## WHAT THE TASK ASKS
Set the lines down again exactly, first line through the line that contains "Flags : SCH", with no pictures.

## DATA BLOCK
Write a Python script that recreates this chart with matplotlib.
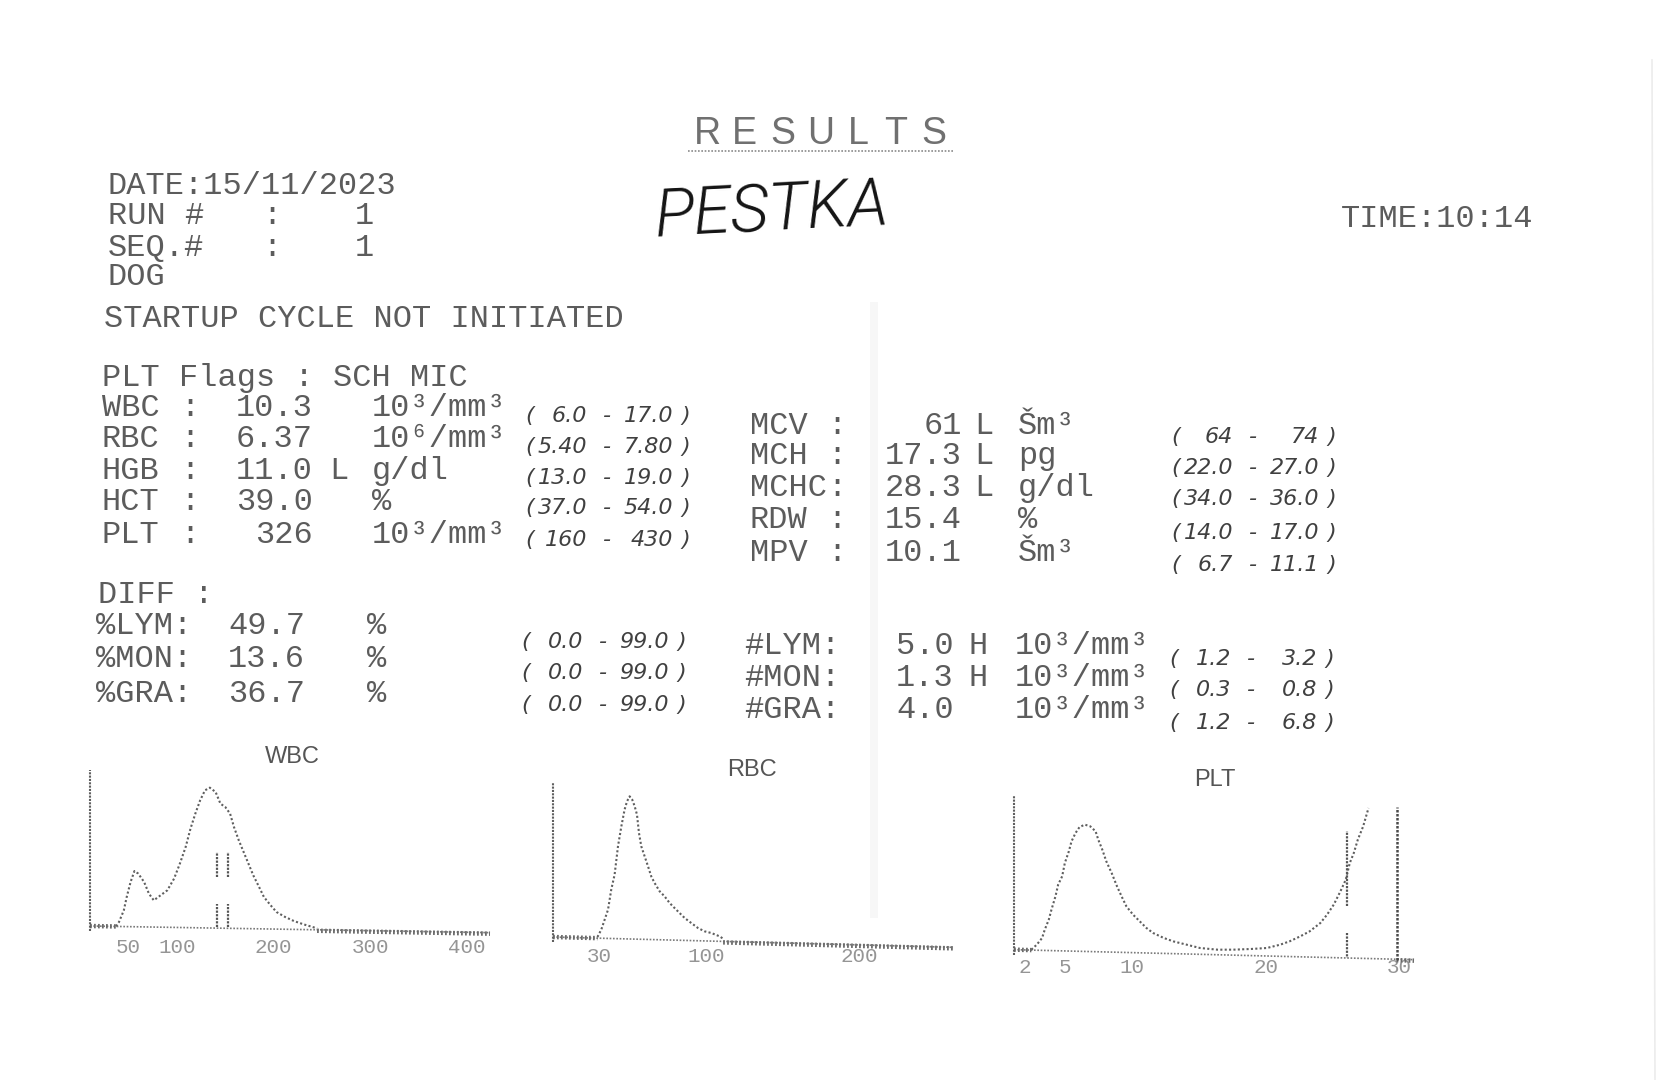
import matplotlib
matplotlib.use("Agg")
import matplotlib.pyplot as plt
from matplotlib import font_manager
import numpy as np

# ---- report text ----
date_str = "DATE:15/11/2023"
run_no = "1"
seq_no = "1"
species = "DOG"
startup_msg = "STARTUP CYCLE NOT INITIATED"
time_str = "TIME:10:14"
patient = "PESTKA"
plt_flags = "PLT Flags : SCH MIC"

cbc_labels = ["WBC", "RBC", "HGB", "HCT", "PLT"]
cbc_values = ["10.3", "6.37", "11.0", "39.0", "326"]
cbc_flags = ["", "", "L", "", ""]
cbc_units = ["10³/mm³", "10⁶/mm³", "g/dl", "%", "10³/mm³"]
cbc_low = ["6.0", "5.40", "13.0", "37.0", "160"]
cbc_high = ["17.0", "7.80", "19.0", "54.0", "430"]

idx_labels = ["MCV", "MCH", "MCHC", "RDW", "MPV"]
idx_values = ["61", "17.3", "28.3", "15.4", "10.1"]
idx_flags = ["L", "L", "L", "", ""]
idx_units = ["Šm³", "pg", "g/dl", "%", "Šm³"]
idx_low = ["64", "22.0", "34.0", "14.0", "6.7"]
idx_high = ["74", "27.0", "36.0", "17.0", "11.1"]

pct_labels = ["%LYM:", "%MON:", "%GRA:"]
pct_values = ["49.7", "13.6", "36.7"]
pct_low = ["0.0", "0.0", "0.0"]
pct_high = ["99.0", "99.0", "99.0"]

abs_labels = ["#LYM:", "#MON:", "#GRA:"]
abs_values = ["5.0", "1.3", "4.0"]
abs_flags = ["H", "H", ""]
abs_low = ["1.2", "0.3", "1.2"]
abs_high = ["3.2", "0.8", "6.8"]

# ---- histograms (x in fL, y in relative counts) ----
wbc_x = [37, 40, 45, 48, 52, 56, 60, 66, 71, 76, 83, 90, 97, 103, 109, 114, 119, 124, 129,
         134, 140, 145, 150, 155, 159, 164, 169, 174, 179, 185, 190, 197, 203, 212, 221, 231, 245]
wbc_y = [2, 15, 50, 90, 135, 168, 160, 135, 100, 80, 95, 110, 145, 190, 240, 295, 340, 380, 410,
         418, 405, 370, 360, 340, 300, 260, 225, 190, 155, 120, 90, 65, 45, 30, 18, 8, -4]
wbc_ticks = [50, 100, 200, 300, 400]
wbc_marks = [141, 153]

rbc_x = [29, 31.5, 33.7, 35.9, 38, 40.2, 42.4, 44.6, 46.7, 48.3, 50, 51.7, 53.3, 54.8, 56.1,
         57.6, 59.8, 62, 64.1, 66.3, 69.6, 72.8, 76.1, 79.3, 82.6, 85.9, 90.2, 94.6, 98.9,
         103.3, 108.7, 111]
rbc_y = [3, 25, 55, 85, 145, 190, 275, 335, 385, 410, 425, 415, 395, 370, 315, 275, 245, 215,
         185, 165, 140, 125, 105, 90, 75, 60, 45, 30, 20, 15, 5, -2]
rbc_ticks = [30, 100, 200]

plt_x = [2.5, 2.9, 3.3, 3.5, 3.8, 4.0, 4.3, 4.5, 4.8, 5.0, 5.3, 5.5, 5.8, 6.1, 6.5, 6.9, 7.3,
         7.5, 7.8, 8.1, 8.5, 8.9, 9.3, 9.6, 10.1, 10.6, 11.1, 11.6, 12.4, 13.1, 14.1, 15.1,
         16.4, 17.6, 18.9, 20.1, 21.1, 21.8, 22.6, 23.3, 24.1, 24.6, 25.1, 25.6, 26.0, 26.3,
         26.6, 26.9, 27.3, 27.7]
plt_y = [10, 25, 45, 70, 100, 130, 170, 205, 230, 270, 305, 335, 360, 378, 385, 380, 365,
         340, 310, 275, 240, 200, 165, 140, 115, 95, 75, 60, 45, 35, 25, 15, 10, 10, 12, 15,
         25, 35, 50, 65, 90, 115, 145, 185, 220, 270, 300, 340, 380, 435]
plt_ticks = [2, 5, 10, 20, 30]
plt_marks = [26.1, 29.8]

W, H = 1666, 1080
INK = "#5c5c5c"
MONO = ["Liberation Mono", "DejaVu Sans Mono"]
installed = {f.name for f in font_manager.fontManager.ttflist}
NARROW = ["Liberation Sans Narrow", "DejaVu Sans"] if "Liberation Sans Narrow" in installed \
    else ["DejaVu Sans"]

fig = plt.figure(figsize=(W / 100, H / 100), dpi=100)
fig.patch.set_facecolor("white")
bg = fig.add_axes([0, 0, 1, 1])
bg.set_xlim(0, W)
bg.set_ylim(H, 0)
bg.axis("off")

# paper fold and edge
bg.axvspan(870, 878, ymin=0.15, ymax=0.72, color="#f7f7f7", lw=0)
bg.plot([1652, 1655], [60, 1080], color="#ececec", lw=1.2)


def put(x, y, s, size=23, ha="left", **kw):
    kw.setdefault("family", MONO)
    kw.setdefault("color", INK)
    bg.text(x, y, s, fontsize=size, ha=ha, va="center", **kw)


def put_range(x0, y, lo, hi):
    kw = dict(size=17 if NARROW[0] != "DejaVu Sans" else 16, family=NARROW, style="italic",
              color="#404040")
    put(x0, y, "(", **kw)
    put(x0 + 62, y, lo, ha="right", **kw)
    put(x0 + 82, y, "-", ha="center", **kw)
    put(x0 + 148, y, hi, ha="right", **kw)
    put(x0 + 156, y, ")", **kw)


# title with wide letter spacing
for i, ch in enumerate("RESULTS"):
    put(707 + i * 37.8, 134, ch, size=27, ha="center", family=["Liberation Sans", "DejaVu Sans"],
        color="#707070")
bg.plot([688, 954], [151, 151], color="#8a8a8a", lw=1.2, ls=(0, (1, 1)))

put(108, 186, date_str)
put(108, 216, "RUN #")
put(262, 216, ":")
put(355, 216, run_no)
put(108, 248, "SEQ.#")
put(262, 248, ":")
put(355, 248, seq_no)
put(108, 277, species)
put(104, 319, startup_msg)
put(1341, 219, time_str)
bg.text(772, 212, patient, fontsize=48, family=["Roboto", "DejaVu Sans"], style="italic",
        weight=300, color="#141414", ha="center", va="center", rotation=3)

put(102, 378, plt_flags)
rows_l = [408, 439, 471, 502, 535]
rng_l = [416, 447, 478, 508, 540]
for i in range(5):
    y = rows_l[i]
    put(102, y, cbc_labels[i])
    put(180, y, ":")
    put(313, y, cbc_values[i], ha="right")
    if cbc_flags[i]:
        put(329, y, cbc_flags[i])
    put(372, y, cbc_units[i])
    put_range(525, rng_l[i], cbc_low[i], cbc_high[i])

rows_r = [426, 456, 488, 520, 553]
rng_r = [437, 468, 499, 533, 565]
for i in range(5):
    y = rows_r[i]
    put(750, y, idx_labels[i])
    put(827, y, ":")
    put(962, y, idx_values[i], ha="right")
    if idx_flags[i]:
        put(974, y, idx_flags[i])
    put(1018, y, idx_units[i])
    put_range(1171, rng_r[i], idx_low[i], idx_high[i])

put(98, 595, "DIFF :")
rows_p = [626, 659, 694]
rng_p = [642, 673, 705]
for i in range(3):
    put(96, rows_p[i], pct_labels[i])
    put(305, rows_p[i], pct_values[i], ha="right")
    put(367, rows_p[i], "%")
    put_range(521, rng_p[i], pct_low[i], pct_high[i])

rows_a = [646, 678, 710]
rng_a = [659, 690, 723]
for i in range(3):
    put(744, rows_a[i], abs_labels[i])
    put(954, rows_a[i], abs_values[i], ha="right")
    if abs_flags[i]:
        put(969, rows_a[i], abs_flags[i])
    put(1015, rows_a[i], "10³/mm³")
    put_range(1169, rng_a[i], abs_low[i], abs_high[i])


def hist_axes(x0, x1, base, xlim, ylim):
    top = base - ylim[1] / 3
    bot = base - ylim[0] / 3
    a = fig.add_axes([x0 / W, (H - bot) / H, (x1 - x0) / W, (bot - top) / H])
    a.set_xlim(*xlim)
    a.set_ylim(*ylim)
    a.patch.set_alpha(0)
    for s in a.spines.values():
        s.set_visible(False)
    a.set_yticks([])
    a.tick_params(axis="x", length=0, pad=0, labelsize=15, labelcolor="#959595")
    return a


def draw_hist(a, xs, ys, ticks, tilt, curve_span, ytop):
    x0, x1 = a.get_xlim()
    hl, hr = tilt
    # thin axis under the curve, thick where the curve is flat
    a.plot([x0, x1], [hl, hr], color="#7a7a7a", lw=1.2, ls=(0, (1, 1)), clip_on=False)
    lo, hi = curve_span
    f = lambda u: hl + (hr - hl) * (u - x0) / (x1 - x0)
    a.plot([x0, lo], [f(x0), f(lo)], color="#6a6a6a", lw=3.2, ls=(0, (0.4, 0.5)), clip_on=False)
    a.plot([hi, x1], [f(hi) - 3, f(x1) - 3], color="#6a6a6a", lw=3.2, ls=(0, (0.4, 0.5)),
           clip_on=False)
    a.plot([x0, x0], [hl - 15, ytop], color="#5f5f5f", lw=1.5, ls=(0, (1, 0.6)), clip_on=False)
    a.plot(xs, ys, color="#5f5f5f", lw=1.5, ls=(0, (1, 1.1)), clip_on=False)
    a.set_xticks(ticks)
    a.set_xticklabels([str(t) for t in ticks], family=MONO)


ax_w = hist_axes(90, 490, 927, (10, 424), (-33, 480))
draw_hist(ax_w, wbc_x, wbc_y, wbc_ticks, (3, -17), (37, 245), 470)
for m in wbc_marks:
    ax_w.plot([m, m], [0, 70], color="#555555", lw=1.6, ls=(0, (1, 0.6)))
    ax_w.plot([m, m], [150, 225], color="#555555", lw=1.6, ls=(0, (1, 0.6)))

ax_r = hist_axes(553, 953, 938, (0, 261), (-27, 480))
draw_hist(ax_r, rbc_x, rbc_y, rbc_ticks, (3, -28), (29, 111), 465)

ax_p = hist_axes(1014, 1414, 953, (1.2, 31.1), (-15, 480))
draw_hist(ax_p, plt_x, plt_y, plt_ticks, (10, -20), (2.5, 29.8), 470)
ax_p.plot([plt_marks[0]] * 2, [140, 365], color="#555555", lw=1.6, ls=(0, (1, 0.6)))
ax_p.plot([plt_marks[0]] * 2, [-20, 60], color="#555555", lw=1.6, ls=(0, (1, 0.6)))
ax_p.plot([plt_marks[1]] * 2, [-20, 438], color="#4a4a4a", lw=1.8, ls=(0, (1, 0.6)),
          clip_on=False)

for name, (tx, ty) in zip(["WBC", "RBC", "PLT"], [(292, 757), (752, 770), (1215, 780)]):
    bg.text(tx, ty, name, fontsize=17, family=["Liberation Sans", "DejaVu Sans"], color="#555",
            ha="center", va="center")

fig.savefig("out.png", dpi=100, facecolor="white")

## REPLY
Write a Python script that recreates this chart with matplotlib.
import matplotlib
matplotlib.use("Agg")
import matplotlib.pyplot as plt
from matplotlib import font_manager
import numpy as np

# ---- report text ----
date_str = "DATE:15/11/2023"
run_no = "1"
seq_no = "1"
species = "DOG"
startup_msg = "STARTUP CYCLE NOT INITIATED"
time_str = "TIME:10:14"
patient = "PESTKA"
plt_flags = "PLT Flags : SCH MIC"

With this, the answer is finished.